Instruction: From the listing that follows, output everything exactly except the pictures.

──────── Data section

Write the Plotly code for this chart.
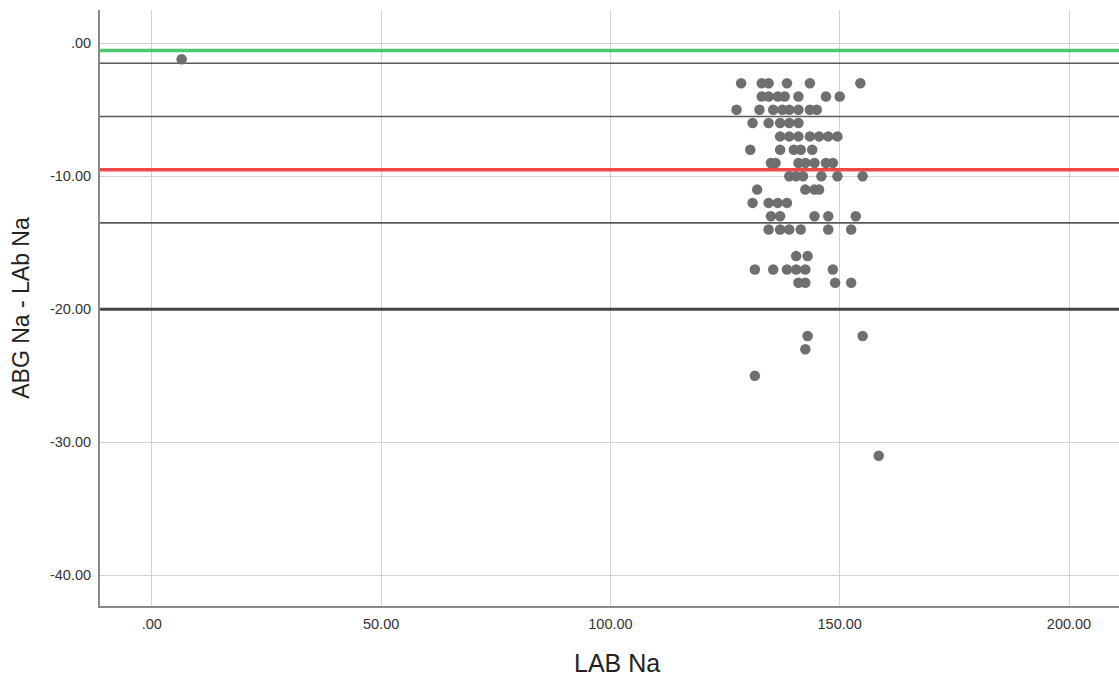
import plotly.graph_objects as go

# Data: (LAB Na, ABG Na - LAb Na)
lab_na = [6.5,
          128.5, 133, 134.5, 138.5, 143.5, 154.5,
          133, 134.5, 136.5, 138, 141, 147, 150,
          127.5, 132.5, 135.5, 137.5, 139, 141, 143.5, 145,
          131, 134.5, 137, 139, 141,
          137, 139, 141, 143.5, 145.5, 147.5, 149.5,
          130.5, 137, 140, 141.5, 144,
          135, 136, 141, 142.5, 144.5, 147, 148.5,
          139, 140.5, 142, 146, 149.5, 155,
          132, 142.5, 144.5, 145.5,
          131, 134.5, 136.5, 138.5,
          135, 137, 144.5, 147.5, 153.5,
          134.5, 137, 139, 141.5, 147.5, 152.5,
          140.5, 143,
          131.5, 135.5, 138.5, 140.5, 142.5, 148.5,
          141, 142.5, 149, 152.5,
          143, 155,
          142.5,
          131.5,
          158.5]
diff_na = [-1.2,
           -3, -3, -3, -3, -3, -3,
           -4, -4, -4, -4, -4, -4, -4,
           -5, -5, -5, -5, -5, -5, -5, -5,
           -6, -6, -6, -6, -6,
           -7, -7, -7, -7, -7, -7, -7,
           -8, -8, -8, -8, -8,
           -9, -9, -9, -9, -9, -9, -9,
           -10, -10, -10, -10, -10, -10,
           -11, -11, -11, -11,
           -12, -12, -12, -12,
           -13, -13, -13, -13, -13,
           -14, -14, -14, -14, -14, -14,
           -16, -16,
           -17, -17, -17, -17, -17, -17,
           -18, -18, -18, -18,
           -22, -22,
           -23,
           -25,
           -31]

# Reference lines
green_line = -0.55
mean_line = -9.5
dark_lines = [-1.5, -5.5, -13.5]
thick_line = -20.0

x_ticks = [0, 50, 100, 150, 200]
x_tick_labels = [".00", "50.00", "100.00", "150.00", "200.00"]
y_ticks = [0, -10, -20, -30, -40]
y_tick_labels = [".00", "-10.00", "-20.00", "-30.00", "-40.00"]

x_range = [-11.3, 210.9]
y_range = [-42.3, 2.5]

fig = go.Figure()

def hline(y, color, width):
    fig.add_trace(go.Scatter(x=x_range, y=[y, y], mode="lines",
                             line=dict(color=color, width=width),
                             hoverinfo="skip", showlegend=False))

for yv in dark_lines:
    hline(yv, "#5a5a5a", 1.6)
hline(thick_line, "#444444", 3)
hline(mean_line, "#f04848", 3.5)
hline(green_line, "#4cc870", 3.5)

fig.add_trace(go.Scatter(x=lab_na, y=diff_na, mode="markers",
                         marker=dict(color="#6f6f6f", size=10.5, line=dict(width=0)),
                         showlegend=False))

fig.update_layout(
    width=1119, height=677,
    margin=dict(l=100, r=0, t=10, b=71),
    paper_bgcolor="white", plot_bgcolor="white",
    font=dict(family="Liberation Sans, Arial, sans-serif", color="#333333"),
    xaxis=dict(range=x_range, tickvals=x_ticks, ticktext=x_tick_labels,
               showgrid=True, gridcolor="#d2d2d2", gridwidth=1,
               zeroline=False, showline=True, linecolor="#8a8a8a", linewidth=2,
               ticks="outside", ticklen=4, tickcolor="rgba(0,0,0,0)",
               tickfont=dict(size=14.5, color="#333333")),
    yaxis=dict(range=y_range, tickvals=y_ticks, ticktext=y_tick_labels,
               showgrid=True, gridcolor="#d2d2d2", gridwidth=1,
               zeroline=False, showline=True, linecolor="#8a8a8a", linewidth=2,
               ticks="outside", ticklen=4, tickcolor="rgba(0,0,0,0)",
               tickfont=dict(size=14.5, color="#333333"),
               title=dict(text="ABG Na - LAb Na", font=dict(size=23, color="#222222"), standoff=14)),
    annotations=[dict(text="LAB Na", xref="paper", yref="paper", x=0.507, y=-0.095,
                      xanchor="center", yanchor="middle", showarrow=False,
                      font=dict(size=25, color="#222222"))],
)

fig.write_html("out.html", config={"displayModeBar": False},
               post_script="document.body.style.margin='0';document.body.style.overflow='hidden';")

────────────────

Answer in full:
Write the Plotly code for this chart.
import plotly.graph_objects as go

# Data: (LAB Na, ABG Na - LAb Na)
lab_na = [6.5,
          128.5, 133, 134.5, 138.5, 143.5, 154.5,
          133, 134.5, 136.5, 138, 141, 147, 150,
          127.5, 132.5, 135.5, 137.5, 139, 141, 143.5, 145,
          131, 134.5, 137, 139, 141,
          137, 139, 141, 143.5, 145.5, 147.5, 149.5,
          130.5, 137, 140, 141.5, 144,
          135, 136, 141, 142.5, 144.5, 147, 148.5,
          139, 140.5, 142, 146, 149.5, 155,
          132, 142.5, 144.5, 145.5,
          131, 134.5, 136.5, 138.5,
          135, 137, 144.5, 147.5, 153.5,
          134.5, 137, 139, 141.5, 147.5, 152.5,
          140.5, 143,
          131.5, 135.5, 138.5, 140.5, 142.5, 148.5,
          141, 142.5, 149, 152.5,
          143, 155,
          142.5,
          131.5,
          158.5]
diff_na = [-1.2,
           -3, -3, -3, -3, -3, -3,
           -4, -4, -4, -4, -4, -4, -4,
           -5, -5, -5, -5, -5, -5, -5, -5,
           -6, -6, -6, -6, -6,
           -7, -7, -7, -7, -7, -7, -7,
           -8, -8, -8, -8, -8,
           -9, -9, -9, -9, -9, -9, -9,
           -10, -10, -10, -10, -10, -10,
           -11, -11, -11, -11,
           -12, -12, -12, -12,
           -13, -13, -13, -13, -13,
           -14, -14, -14, -14, -14, -14,
           -16, -16,
           -17, -17, -17, -17, -17, -17,
           -18, -18, -18, -18,
           -22, -22,
           -23,
           -25,
           -31]

# Reference lines
green_line = -0.55
mean_line = -9.5
dark_lines = [-1.5, -5.5, -13.5]
thick_line = -20.0

x_ticks = [0, 50, 100, 150, 200]
x_tick_labels = [".00", "50.00", "100.00", "150.00", "200.00"]
y_ticks = [0, -10, -20, -30, -40]
y_tick_labels = [".00", "-10.00", "-20.00", "-30.00", "-40.00"]

x_range = [-11.3, 210.9]
y_range = [-42.3, 2.5]

fig = go.Figure()

def hline(y, color, width):
    fig.add_trace(go.Scatter(x=x_range, y=[y, y], mode="lines",
                             line=dict(color=color, width=width),
                             hoverinfo="skip", showlegend=False))

for yv in dark_lines:
    hline(yv, "#5a5a5a", 1.6)
hline(thick_line, "#444444", 3)
hline(mean_line, "#f04848", 3.5)
hline(green_line, "#4cc870", 3.5)

fig.add_trace(go.Scatter(x=lab_na, y=diff_na, mode="markers",
                         marker=dict(color="#6f6f6f", size=10.5, line=dict(width=0)),
                         showlegend=False))

fig.update_layout(
    width=1119, height=677,
    margin=dict(l=100, r=0, t=10, b=71),
    paper_bgcolor="white", plot_bgcolor="white",
    font=dict(family="Liberation Sans, Arial, sans-serif", color="#333333"),
    xaxis=dict(range=x_range, tickvals=x_ticks, ticktext=x_tick_labels,
               showgrid=True, gridcolor="#d2d2d2", gridwidth=1,
               zeroline=False, showline=True, linecolor="#8a8a8a", linewidth=2,
               ticks="outside", ticklen=4, tickcolor="rgba(0,0,0,0)",
               tickfont=dict(size=14.5, color="#333333")),
    yaxis=dict(range=y_range, tickvals=y_ticks, ticktext=y_tick_labels,
               showgrid=True, gridcolor="#d2d2d2", gridwidth=1,
               zeroline=False, showline=True, linecolor="#8a8a8a", linewidth=2,
               ticks="outside", ticklen=4, tickcolor="rgba(0,0,0,0)",
               tickfont=dict(size=14.5, color="#333333"),
               title=dict(text="ABG Na - LAb Na", font=dict(size=23, color="#222222"), standoff=14)),
    annotations=[dict(text="LAB Na", xref="paper", yref="paper", x=0.507, y=-0.095,
                      xanchor="center", yanchor="middle", showarrow=False,
                      font=dict(size=25, color="#222222"))],
)

fig.write_html("out.html", config={"displayModeBar": False},
               post_script="document.body.style.margin='0';document.body.style.overflow='hidden';")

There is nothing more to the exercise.